However, Amazon has disputed the results of MIT's tests, which took place over the course of 2018. It argued the researchers hadn't used the current version of Rekognition, and said the gender identification test used facial analysis (which picks out faces from images and assigns generic attributes to them), rather than facial recognition, which looks for a match for a specific face. It noted that they are distinct software packages.
"Using an up-to-date version of Amazon Rekognition with similar data downloaded from parliamentary websites and the Megaface dataset of [1 million] images, we found exactly zero false positive matches with the recommended 99 [percent] confidence threshold," Matt Wood, general manager of deep learning and AI at Amazon Web Services, told VentureBeat.
It's not the first time such software has been under fire. MIT and Stanford researchers said last February three facial analysis programs exhibited similar gender and skin-color bias. Since then, IBM has released a dataset it says should improve accuracy in facial analysis tools, while Microsoft has called for more regulation of the tech in order to maintain high standards.

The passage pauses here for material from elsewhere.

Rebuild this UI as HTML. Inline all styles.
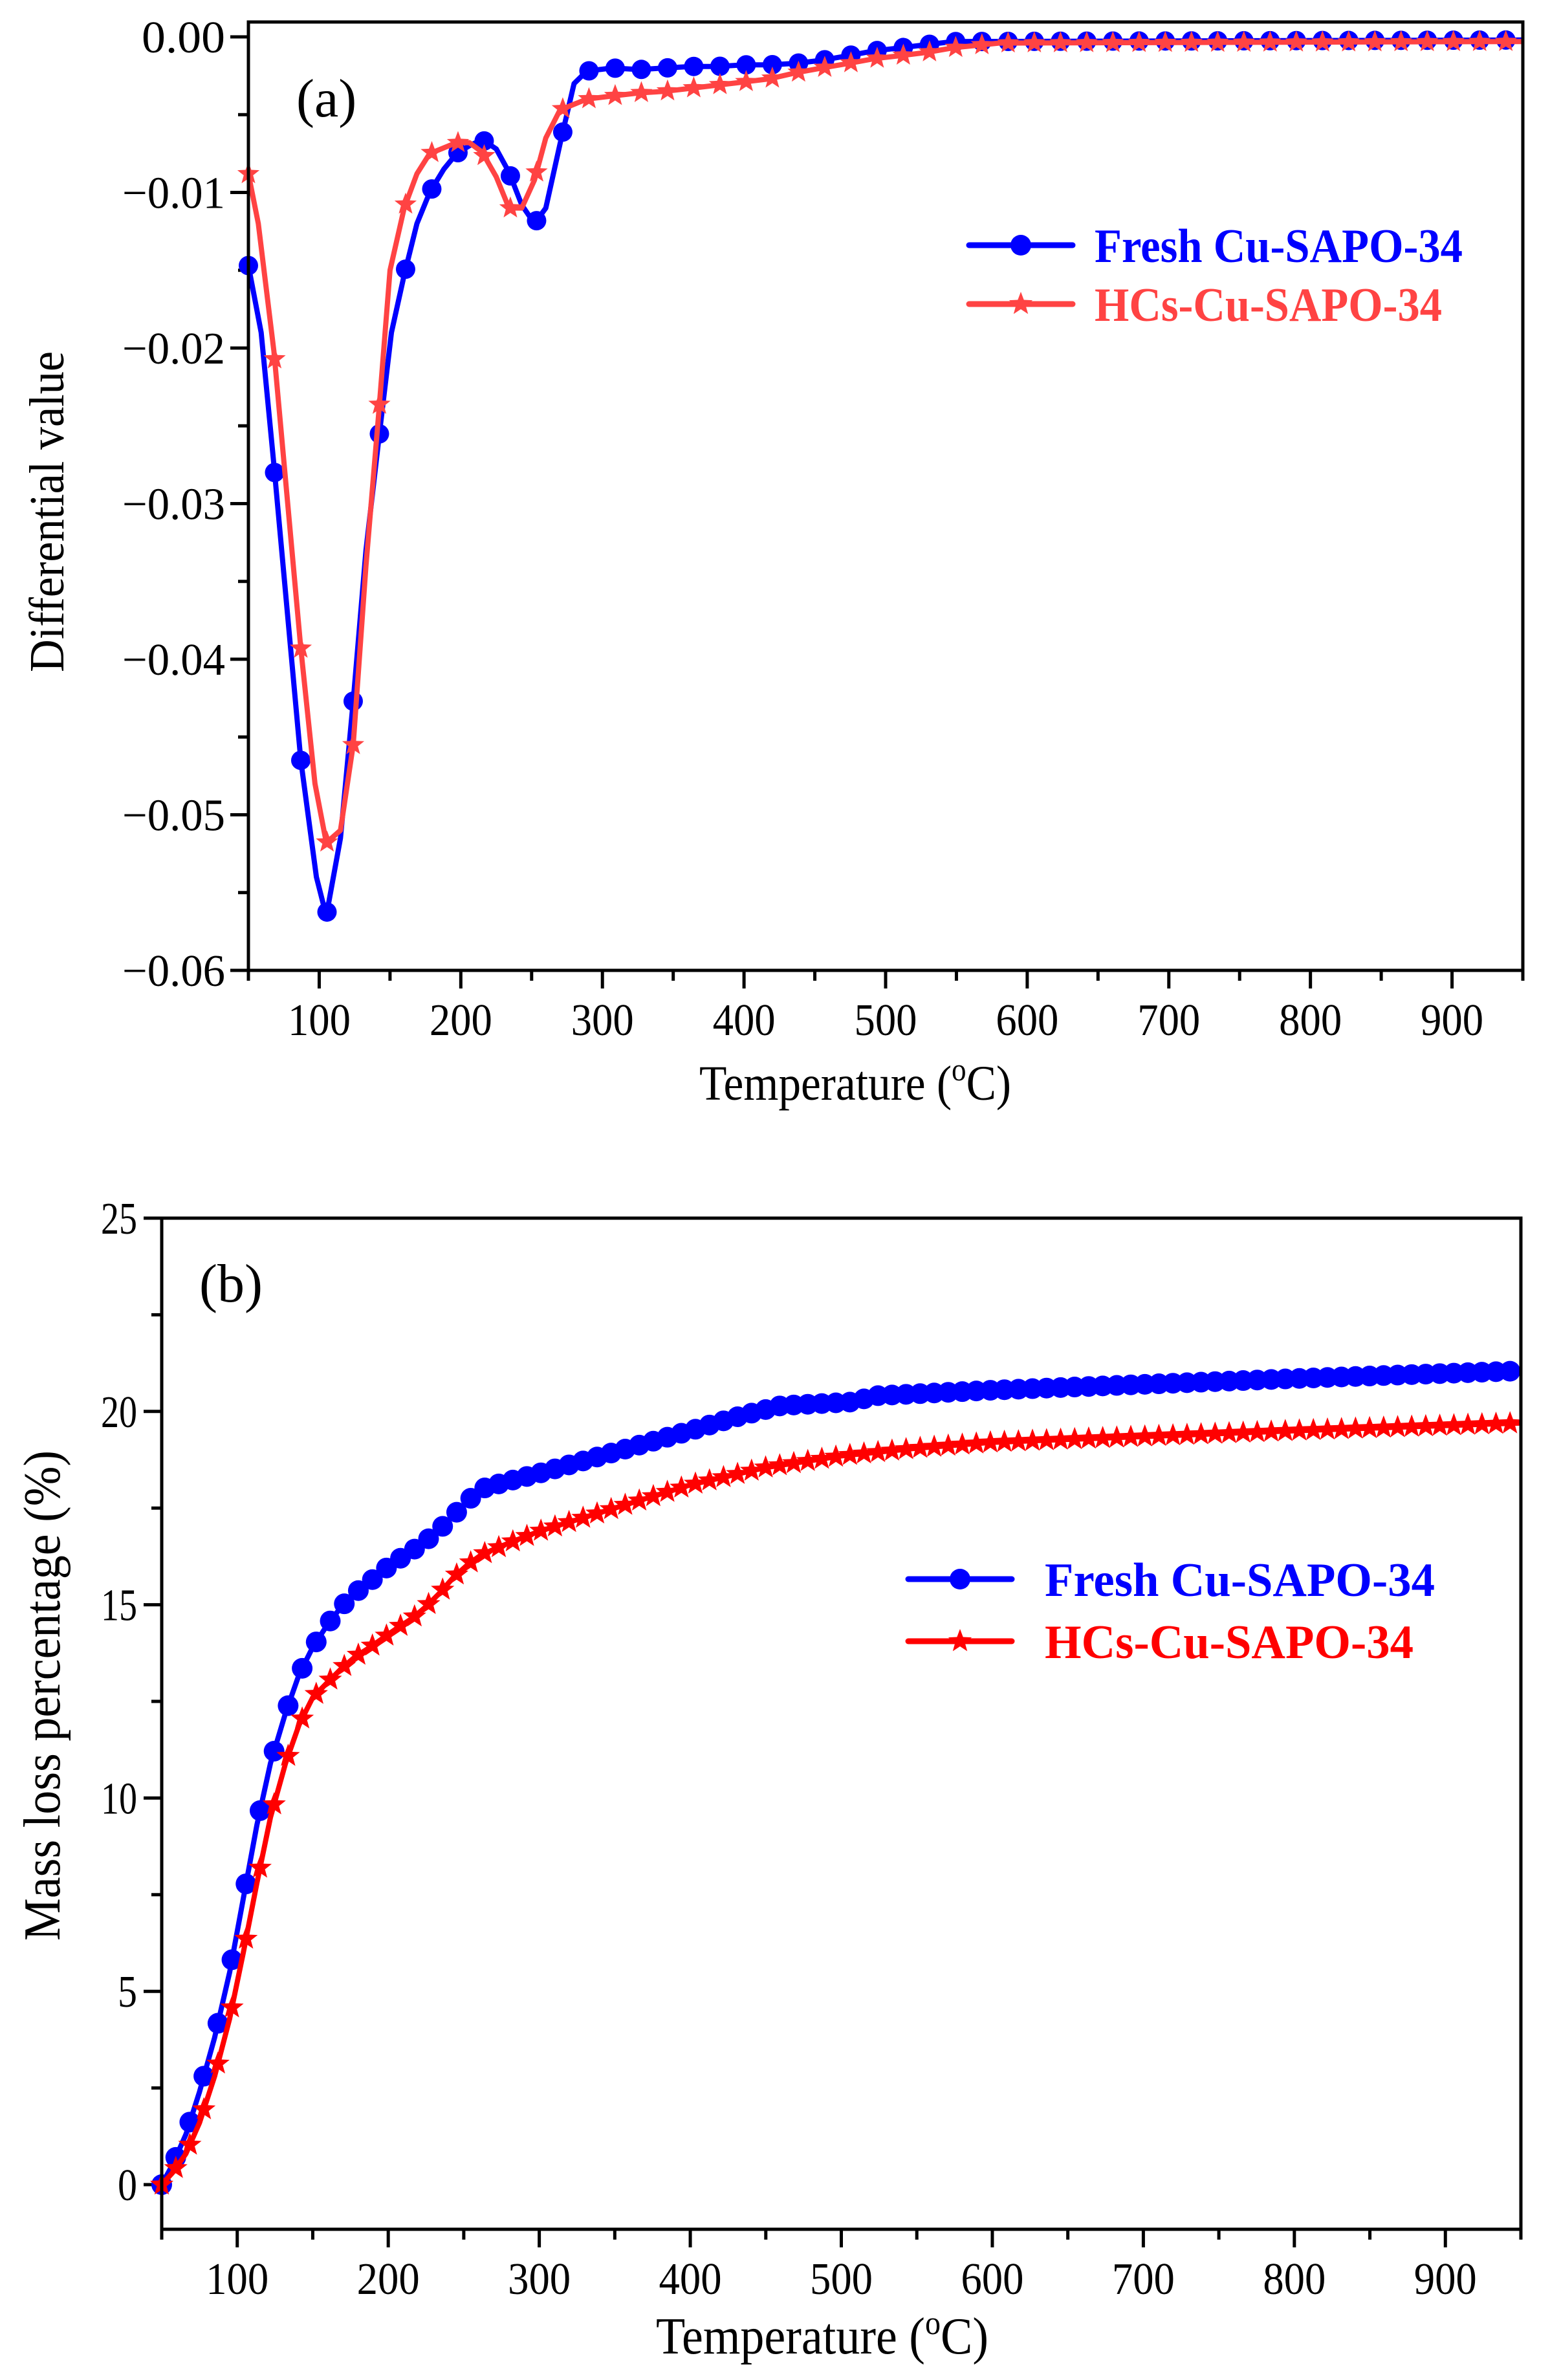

Meanwhile, in November, a group of lawmakers asked Amazon for answers over its decision to supply Rekognition to law enforcement, after deeming the company's response to an earlier letter to be insufficient. Amazon has also pitched Rekognition to Immigration and Customs Enforcement (ICE), while some shareholders have asked the company to stop selling the tech -- they're concerned it may violate people's civil rights.